PPRuNe Forums - View Single Post - Qantas B744 Total electrical failure?
View Single Post
Old 8th Jan 2008, 14:02
  #1 (permalink)  
sevenstrokeroll
 
Join Date: Oct 2007
Location: fort sheridan, il
Posts: 1,656
Likes: 0
Received 0 Likes on 0 Posts
Qantas B744 Total electrical failure?

QANTAS faced a potential disaster on Monday when a jumbo jet en route from London lost all main electrical power and was forced to land on battery back-up.

Flight QF2 with 344 passengers on board was about 15 minutes from Bangkok when the highly unusual failure took place and a back-up system kicked in.

With the batteries providing power for up to an hour, aviation sources said the failure would have been a disaster if it had occurred further out to sea.

"If this had happened over the ocean in the middle of the night, it would probably have crashed," an experienced 747 pilot told The Australian last night.

The near-disaster came nine years after a Qantas 747 aquaplaned off the end of the runway at Bangkok airport, crashing through navigational equipment and finishing up across a perimeter road 220m away.

The crash, Qantas's worst in 40 years, caused about $100million in damage.

Qantas chief pilot Chris Manning and the Australian Transport Safety Bureau yesterday confirmed the incident took place as the plane returned from London. "The back-up system was activated and the aircraft landed safely," Captain Manning said.

"Qantas reported the incident to Boeing, the ATSB and Civil Aviation Safety Authority and is also conducting its own thorough investigation.

"The aircraft is currently being repaired and assessed."

ATSB deputy director of aviation safety investigation Julian Walsh said investigators had been advised of the failure and had asked for flight data and cockpit voice recorders to be quarantined.

He said the ATSB was liaising with Thai authorities about who should lead the investigation. It was too early to say what had happened, he said, but he agreed the failure was "unusual".

"Obviously Qantas, Boeing and ourselves are keen to get to the bottom of it," he said.

"The information I have at the moment is that it was a total power failure."

Mr Walsh said he understood the aircraft's systems went into a degraded mode under standby power to reduce the drain on the batteries. The 747-400 has four generators, one on each engine, plus two generators on the auxiliary power unit that sources said could be linked to the main system in an emergency.

A Qantas engineer familiar with the the 747-400's electrical systems said the failure was unheard of.

He said the battery back-up and standby inverter would supply power for up to an hour.
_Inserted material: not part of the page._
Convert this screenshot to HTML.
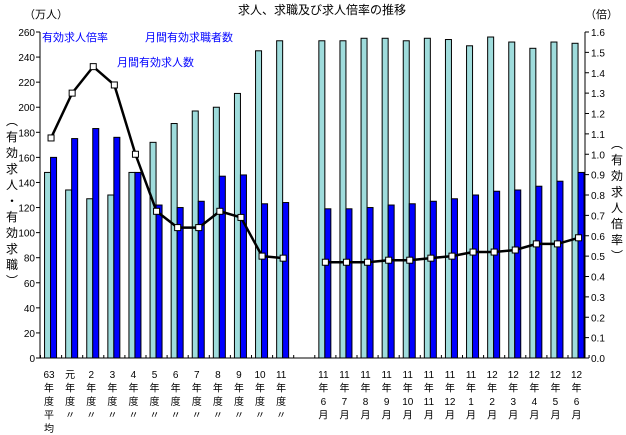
<!DOCTYPE html>
<html><head><meta charset="utf-8"><style>
body{margin:0;background:#fff;overflow:hidden;}
svg{display:block;font-family:"Liberation Sans","Noto Sans CJK JP",sans-serif;}
</style></head><body>
<svg id="c" width="626" height="435" viewBox="0 0 626 435">
<text x="322" y="14" font-size="12" text-anchor="middle">求人、求職及び求人倍率の推移</text>
<text x="24" y="18" font-size="11">（万人）</text>
<text x="585" y="18" font-size="11">（倍）</text>
<text x="42" y="41" font-size="11" fill="#0000ff">有効求人倍率</text>
<text x="145" y="41" font-size="11" fill="#0000ff">月間有効求職者数</text>
<text x="117" y="66" font-size="11" fill="#0000ff">月間有効求人数</text>
<g id="lt"></g>
<g id="rt"></g>
<g id="bars"></g>
<g id="axes"></g>
<g id="line"></g>
<g id="xl"></g>
</svg>
<script>
const categories=[["63","年","度","平","均"],["元","年","度","〃"],["2","年","度","〃"],["3","年","度","〃"],["4","年","度","〃"],["5","年","度","〃"],["6","年","度","〃"],["7","年","度","〃"],["8","年","度","〃"],["9","年","度","〃"],["10","年","度","〃"],["11","年","度","〃"],null,
["11","年","6","月"],["11","年","7","月"],["11","年","8","月"],["11","年","9","月"],["11","年","10","月"],["11","年","11","月"],["11","年","12","月"],["11","年","1","月"],["12","年","2","月"],["12","年","3","月"],["12","年","4","月"],["12","年","5","月"],["12","年","6","月"]];
const seekers=[148,134,127,130,148,172,187,197,200,211,245,253,null,253,253,255,255,253,255,254,249,256,252,247,252,251];
const openings=[160,175,183,176,148,122,120,125,145,146,123,124,null,119,119,120,122,123,125,127,130,133,134,137,141,148];
const ratio=[1.08,1.30,1.43,1.34,1.00,0.72,0.64,0.64,0.72,0.69,0.50,0.49,null,0.47,0.47,0.47,0.48,0.48,0.49,0.50,0.52,0.52,0.53,0.56,0.56,0.59];
const leftTicks=[0,20,40,60,80,100,120,140,160,180,200,220,240,260];
const rightTicks=[0,0.1,0.2,0.3,0.4,0.5,0.6,0.7,0.8,0.9,1.0,1.1,1.2,1.3,1.4,1.5,1.6];
const NS="http://www.w3.org/2000/svg";
const X0=39.5,STEP=21.1,Y0=358,YT=32,XL=40,XR=585;
const yL=v=>Y0-(Y0-YT)*v/260, yR=v=>Y0-(Y0-YT)*v/1.6, xc=i=>X0+STEP*(i+0.5)+1;
function mk(tag,attrs,parent){const e=document.createElementNS(NS,tag);for(const k in attrs)e.setAttribute(k,attrs[k]);parent.appendChild(e);return e;}
const bars=document.getElementById('bars');
seekers.forEach((v,i)=>{if(v==null)return;
 const r=mk('rect',{x:xc(i)-6.5,y:yL(v),width:6,height:Y0-yL(v),fill:'#9fdcdc',stroke:'#000','stroke-width':1},bars);
 
 
});
openings.forEach((v,i)=>{if(v==null)return;
 const r=mk('rect',{x:xc(i)-0.5,y:yL(v),width:6,height:Y0-yL(v),fill:'#0000ff',stroke:'#000','stroke-width':1},bars);
 
 
});
const ax=document.getElementById('axes');
mk('line',{x1:XL,y1:YT,x2:XL,y2:Y0,stroke:'#000'},ax);
mk('line',{x1:XR,y1:YT,x2:XR,y2:Y0,stroke:'#000'},ax);
mk('line',{x1:XL,y1:Y0,x2:XR,y2:Y0,stroke:'#000'},ax);
leftTicks.forEach(t=>{mk('line',{x1:XL-4,y1:yL(t),x2:XL,y2:yL(t),stroke:'#000'},ax);
 const tx=mk('text',{x:XL-5,y:yL(t)+4,'font-size':10,'text-anchor':'end'},ax);tx.textContent=t;
 
 });
rightTicks.forEach(t=>{mk('line',{x1:XR,y1:yR(t),x2:XR+4,y2:yR(t),stroke:'#000'},ax);
 const tx=mk('text',{x:XR+6,y:yR(t)+4,'font-size':10},ax);tx.textContent=t.toFixed(1);
 
 });
for(let i=0;i<=categories.length;i++){mk('line',{x1:X0+STEP*i+1,y1:Y0-3,x2:X0+STEP*i+1,y2:Y0,stroke:'#000'},ax);}
const ln=document.getElementById('line');
function seg(a,b){const pts=[];for(let i=a;i<=b;i++)pts.push(xc(i)+','+yR(ratio[i]));
 const p=mk('polyline',{points:pts.join(' '),fill:'none',stroke:'#000','stroke-width':2.5},ln);
 
 }
seg(0,11);seg(13,25);
ratio.forEach((v,i)=>{if(v==null)return;
 const m=mk('rect',{x:xc(i)-3,y:yR(v)-3,width:6,height:6,fill:'#fff',stroke:'#000','stroke-width':1},ln);
 
 });
const xl=document.getElementById('xl');
categories.forEach((c,i)=>{if(!c)return;c.forEach((s,j)=>{
 const t=mk('text',{x:xc(i)-2,y:378+j*13.5,'font-size':10,'text-anchor':'middle'},xl);t.textContent=s;
 
 });});
const lt=document.getElementById('lt');
"︵有効求人・有効求職︶".split('').forEach((s,j)=>{const t=mk('text',{x:12,y:125+j*16,'font-size':12,'text-anchor':'middle'},lt);t.textContent=s;});
const rt=document.getElementById('rt');
"︵有効求人倍率︶".split('').forEach((s,j)=>{const t=mk('text',{x:617,y:148+j*16,'font-size':12,'text-anchor':'middle'},rt);t.textContent=s;});
</script>
</body></html>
"It's pretty dramatic if they've lost all generation systems," hesaid.

The engineer agreed the APU generators could be used in an emergency but noted that would depend on the fault that had led to the loss of power.

Another 747-400 pilot said he was aware of two other instances when the electrical systems had failed and the aircraft went to the battery back-up. "It has happened before and the aeroplane can quite comfortably cope with it for a limited period of time," he said.

Australian and International Pilots Association president Ian Woods was also surprised that the plane had lost all power. "The pilots have done a good job in dealing with a highly unusual event," he said.